For several months, the Ethics Committee has been investigating allegations of sexual harassment against the 61-year-old Packwood. As part of that probe, committee counsel has been reviewing thousands of pages of his diaries, which initially were offered by Packwood to help prove his innocence. In the course of its perusal of the diaries, however, the committee uncovered what it said was evidence of possible criminal conduct and sought additional entries. But Packwood balked, claiming the request violated his privacy.

Last week, in what was viewed by some as a thinly veiled threat, Packwood disclosed that some of his entries contained information about the romantic lives of some of his colleagues.

Undeterred, however, the committee voted to subpoena the documents and, after Packwood failed to comply, on Monday sought the full Senate's approval to proceed to a court hearing.

Accompanied in a special arrangement by two of Washington's highest-priced attorneys, Packwood accused the ethics panel of acting as "prosecutor, jury and judge" in his case.

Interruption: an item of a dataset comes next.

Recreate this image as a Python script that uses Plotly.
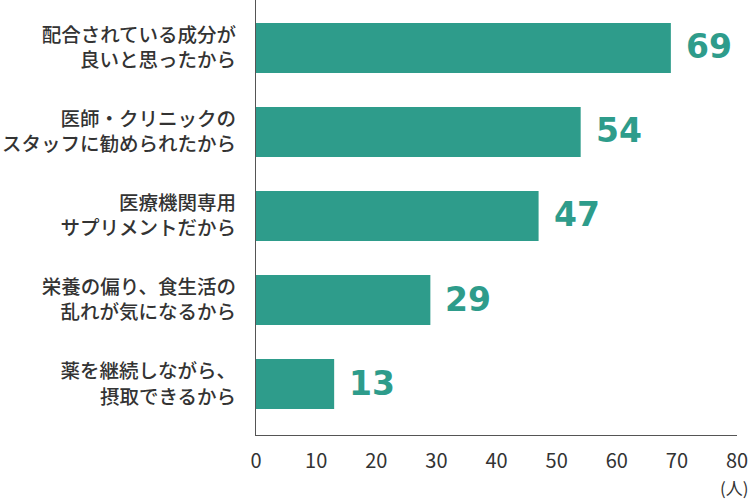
import plotly.graph_objects as go

categories = [
    "配合されている成分が<br>良いと思ったから",
    "医師・クリニックの<br>スタッフに勧められたから",
    "医療機関専用<br>サプリメントだから",
    "栄養の偏り、食生活の<br>乱れが気になるから",
    "薬を継続しながら、<br>摂取できるから",
]
values = [69, 54, 47, 29, 13]
tick_values = [0, 10, 20, 30, 40, 50, 60, 70, 80]

teal = "#2e9c8b"
text_color = "#333333"

fig = go.Figure()
fig.add_trace(go.Bar(
    x=values, y=categories, orientation="h",
    marker=dict(color=teal, line=dict(width=0)),
    width=0.595,
    hoverinfo="skip",
))

for v, c in zip(values, categories):
    fig.add_annotation(
        x=v, y=c, text=str(v), showarrow=False,
        xanchor="left", yanchor="middle", xshift=13, yshift=1,
        font=dict(family="DejaVu Sans", size=33, color=teal, weight="bold"),
    )

fig.add_annotation(
    x=1, y=0, xref="paper", yref="paper", text="(人)", showarrow=False,
    xanchor="center", yanchor="top", yshift=-38, xshift=-3,
    font=dict(family="Noto Sans CJK JP", size=17, color=text_color),
)

fig.update_layout(
    width=750, height=500,
    margin=dict(l=256, r=13, t=0, b=65),
    plot_bgcolor="white", paper_bgcolor="white",
    showlegend=False,
    font=dict(family="Noto Sans CJK JP", color=text_color, size=20),
    xaxis=dict(
        range=[0, 80], tickvals=tick_values, showgrid=False, zeroline=False,
        showline=True, linecolor="#555555", linewidth=1, automargin=False,
        ticks="", tickfont=dict(size=20, family="Noto Sans CJK JP", color=text_color),
        ticklabelstandoff=8,
    ),
    yaxis=dict(
        range=[4.607, -0.571], showgrid=False, zeroline=False,
        showline=True, linecolor="#555555", linewidth=1, automargin=False,
        ticks="", ticklabelstandoff=15,
        tickfont=dict(size=19.5, family="Noto Sans CJK JP", color=text_color, weight=500),
    ),
)

fig.write_html("out.html")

Later, he said he was "confused" about just what information the committee wanted, although Bryan said his lawyers were fully informed about the details.

But he failed to shatter the united front of the three Democrats and three Republicans who voted to subpoena the diaries.

In one of his few direct references to the sex-tinged diaries, Packwood said one entry recorded the statement of one of the women who has filed a complaint against him a year after the alleged harassment. As Packwood related the incident:

"This one (woman) who had complained was drinking wine with me in the office one night. She stood up, approached me, put her arms around me and gave me a great big kiss and said: `You are wonderful.' I responded: `Warts and all?' And she laughed and she knew the reference."

As Sen. Barbara Mikulski, D-Md., the only woman on the panel, put it: "We are not the Senate select committee on voyeurism. ... We need access to the facts, and we need to be able to follow all leads."